In 2014, his form, confidence all were shattered, because of the noise from outside. In his peak, Sachin Tendulkar too was a victim of the noise from outside and when he shut it down, he owned the ring like a raging boxer. His punches vicious, landing straight at the opponent’s face leaving some bowlers undesired. He made the greatest of bowlers look like a muppet, his strength was countering the mental games from the opposition. 

In Australia, when Sachin was edging everything outside the off, he decided that the best thing for him to do was to hit the ball on the up straight. That one decision, shaped, reshaped the way Sachin was looked at, for the ‘God’ of cricket wanted to change himself after a few bad games. That is Sachin, and this is Kohli. The brutal, the more vigorous version of the master himself, who relies on playing the mind games, mastering Australia in their own backyard. All of this, purely, down to the fact that his aggression plays a vital role. This series, Kohli has looked calm and composed, which has not quite helped his cause. For the Kohli, we know, has a trigger response to the raging response and sledges from the opposition. 

And, hence, the animated Kohli in the field, when it looked so unnecessary on his part.
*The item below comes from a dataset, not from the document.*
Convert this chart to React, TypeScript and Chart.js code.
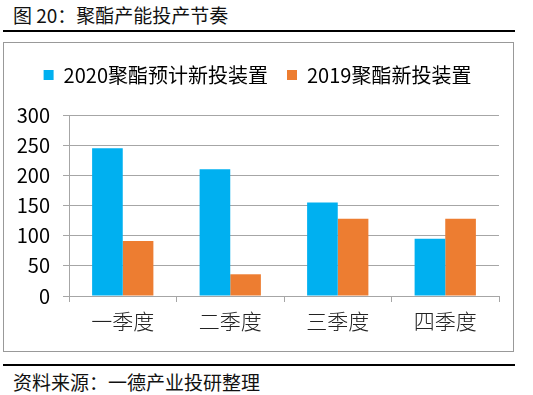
import React, { useEffect, useRef } from "react";
import { Chart, registerables } from "chart.js";
Chart.register(...registerables);

const titleText = "图 20：聚酯产能投产节奏";
const sourceText = "资料来源：一德产业投研整理";
const categories = ["一季度", "二季度", "三季度", "四季度"];
const seriesNames = ["2020聚酯预计新投装置", "2019聚酯新投装置"];
const values2020 = [245, 210, 155, 95];
const values2019 = [91, 36, 128, 128];
const yMin = 0;
const yMax = 300;
const yStep = 50;

const FONT = '"Noto Sans CJK SC", "Noto Sans", sans-serif';

const legendGap = {
  id: "legendGap",
  beforeInit(chart: any) {
    const orig = chart.legend.fit;
    chart.legend.fit = function () {
      orig.bind(this)();
      this.height += 20;
    };
  },
  afterLayout(chart: any) {
    chart.legend.left += 6;
    chart.legend.right += 6;
  },
};

export default function App() {
  const ref = useRef<HTMLCanvasElement | null>(null);
  useEffect(() => {
    if (!ref.current) return;
    const chart = new Chart(ref.current, {
      type: "bar",
      data: {
        labels: categories,
        datasets: [
          { label: seriesNames[0], data: values2020, backgroundColor: "#00B0F0", borderWidth: 0 },
          { label: seriesNames[1], data: values2019, backgroundColor: "#ED7D31", borderWidth: 0 },
        ],
      },
      plugins: [legendGap],
      options: {
        responsive: false,
        animation: false,
        devicePixelRatio: 1,
        layout: { padding: { top: 3, right: 13, left: 0, bottom: 0 } },
        datasets: { bar: { categoryPercentage: 0.57, barPercentage: 1 } },
        plugins: {
          tooltip: { enabled: false },
          legend: {
            position: "top",
            labels: {
              boxWidth: 10,
              boxHeight: 10,
              padding: 19,
              color: "#000",
              font: { family: FONT, size: 20 },
            },
          },
        },
        scales: {
          x: {
            grid: { display: true, drawOnChartArea: false, drawTicks: true, tickLength: 6, color: "#A6A6A6", offset: true },
            border: { display: true, color: "#A6A6A6", width: 1 },
            ticks: { color: "#222", padding: 6, font: { family: FONT, size: 21, weight: 300 } },
            afterFit: (s: any) => { s.height = 55; },
          },
          y: {
            min: yMin,
            max: yMax,
            ticks: { stepSize: yStep, color: "#000", padding: 13, font: { family: FONT, size: 20 } },
            grid: { color: "#A6A6A6", tickLength: 6, drawTicks: true },
            border: { display: true, color: "#A6A6A6", width: 1 },
            afterFit: (s: any) => { s.width = 65; },
          },
        },
      },
    } as any);
    return () => chart.destroy();
  }, []);

  return (
    <div style={{ position: "absolute", left: 0, top: 0, width: 533, height: 395, background: "#fff", fontFamily: FONT, overflow: "hidden" }}>
      <div style={{ position: "absolute", left: 13, top: 3, fontSize: 19, lineHeight: "24px", color: "#111", whiteSpace: "nowrap" }}>{titleText}</div>
      <div style={{ position: "absolute", left: 3, top: 30, width: 512, height: 2, background: "#000" }} />
      <div style={{ position: "absolute", left: 3, top: 42, width: 509, height: 308, border: "1px solid #999" }} />
      <canvas ref={ref} width={508} height={308} style={{ position: "absolute", left: 4, top: 43, width: 508, height: 308 }} />
      <div style={{ position: "absolute", left: 3, top: 364, width: 512, height: 2, background: "#000" }} />
      <div style={{ position: "absolute", left: 13, top: 370, fontSize: 19, lineHeight: "24px", color: "#111", whiteSpace: "nowrap" }}>{sourceText}</div>
    </div>
  );
}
He plays the game that way, rather, he plays his music that way, loud and a few find it annoying as well. However, at the end of the day, that gives him the result, and the result is not even comparable to some of the players out there, it has broken all the walls. Early in his career, many put up their opinion of just giving one more go to Kohli, yet ten years down the lane, the opinion and the numbers are put to a well-deserved rest. 

"I am batting well. I think the occasional score does not reflect your batsmen and it happens when you are unable to implement your plans properly," said Kohli after the first Test. 

For all the questions about his technique, it has given him the result in the past. When he was down and out against England, he came back against James Anderson, the bowler who haunted him as the darkness does for a child. Yet, he grew up to be the boy who shut the darkness in its own game, and here in his own backyard. Such is Kohli’s calibre and his dedication, is beyond one’s imagination. Yes, his technique has invited some unwanted applications in the past, but he has corrected them from time to time, and this time too one inning, the burst of confidence will mute all the critics circling on Twitter. His confidence has always been the one that has been at the crosshair of his aim, and if it is on point, it is only time before he pulls off an audacious cover drive off a similar delivery, sending the Trent Boult demon out of Hagley Oval, probably to the Basin Reserve.